There are few changes in the context of the prompt market. Prices climbed further in Germany as wind levels are expected to fall to a 3 week low. In France and in Belgium, the availability of nuclear assets is due to increase backing a slight decrease in day-ahead power prices. Note that a new strike is planned next week at EDF plants on Wednesday afternoon and Thursday, the two coldest days next week, to protest against the opening to competition of hydro concessions. This is very likely to support spot prices.

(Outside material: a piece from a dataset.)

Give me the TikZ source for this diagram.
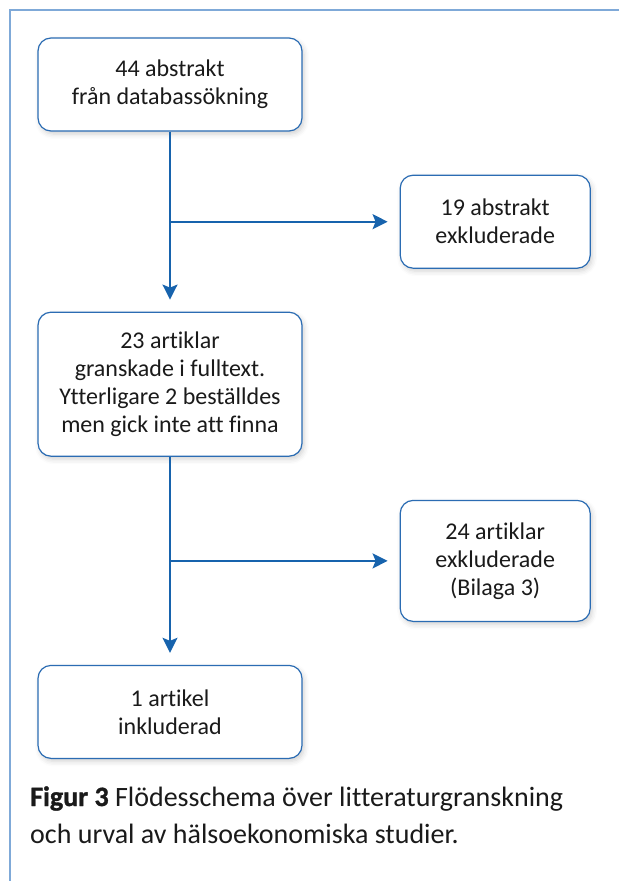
\documentclass[tikz,border=0pt]{standalone}
\usepackage{fontspec}
\setmainfont{Carlito}[Ligatures=NoCommon]
\newfontfamily\heavyfont{Carlito}[BoldFeatures={FakeBold=1.2}]
\usetikzlibrary{positioning,arrows.meta,shadows.blur}
\definecolor{frameblue}{HTML}{7FA9D8}
\definecolor{boxblue}{HTML}{2B6CB3}
\definecolor{arrowblue}{HTML}{1763AD}
\definecolor{ink}{HTML}{1A1A1A}
\tikzset{box/.style={draw=boxblue,line width=1.2pt,rounded corners=13pt,fill=white,align=center,text=ink,
           font=\fontsize{24}{28}\selectfont,inner sep=0pt,
           blur shadow={shadow xshift=2pt,shadow yshift=-3pt,shadow blur radius=5pt,shadow opacity=18}},
         leftbox/.style={box,minimum width=264pt},
         rightbox/.style={box,minimum width=190pt},
         arr/.style={-{Stealth[length=15pt,width=15pt,inset=3pt]},arrowblue,line width=2pt,shorten >=12pt},
         frame/.style={frameblue,line width=1.4pt}}

\begin{document}
\begin{tikzpicture}[x=1pt,y=-1pt]
 \useasboundingbox (0,0) rectangle (619,881);
 \draw[frame] (619,10) -- (10,10) -- (10,881);
 \node[leftbox,minimum height=93pt] (abs) at (170,84.5) {44 abstrakt\\ från databassökning};
 \node[rightbox,minimum height=93pt,below right=43pt and 97pt of abs.south east,anchor=north west] (exabs) {19 abstrakt\\ exkluderade};
 \node[leftbox,minimum height=144pt,below=180pt of abs] (full) {23 artiklar\\ granskade i fulltext.\\ Ytterligare 2 beställdes\\ men gick inte att finna};
 \node[rightbox,minimum height=121pt,below right=43pt and 97pt of full.south east,anchor=north west] (exart) {24 artiklar\\ exkluderade\\ (Bilaga 3)};
 \node[leftbox,minimum height=93pt,below=208pt of full] (incl) {1 artikel\\ inkluderad};
 \node[anchor=base west,align=left,text=ink,inner sep=0pt,font=\fontsize{28}{37}\selectfont] (cap) at (30,843)
   {{\heavyfont\bfseries Figur 3} Flödesschema över litteraturgranskning\\ och urval av hälsoekonomiska studier.};
 \draw[arr] (abs) -- (full);
 \draw[arr] (exabs.west -| abs.south) -- (exabs.west);
 \draw[arr] (full) -- (incl);
 \draw[arr] (exart.west -| full.south) -- (exart.west);
\end{tikzpicture}
\end{document}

The far curve remained depressed yesterday. The German Cal 17 contract fell below €21/MWh under global bearish pressure. Emissions prices were traded down once more with a new intraday low at €4.62/t on the Dec’16 contract as stocks markets plunged throughout the day, reflecting a negative sentiment on the global economy. Coal prices were also pushed further down as Brent prices went on to test the $30.0/bbl support in the afternoon. The French power baseload Cal 17 contract fell below €26/MWh. The perspective for today could be slightly different. Oil prices corrected upwards after European markets closed in the evening and this could prompt an upward correction on fossil fuels and emissions markets this market this morning. US retail sales data and a bearish correction on oil prices could however be the game changer this afternoon. We have cautious stable outlook for power prices today.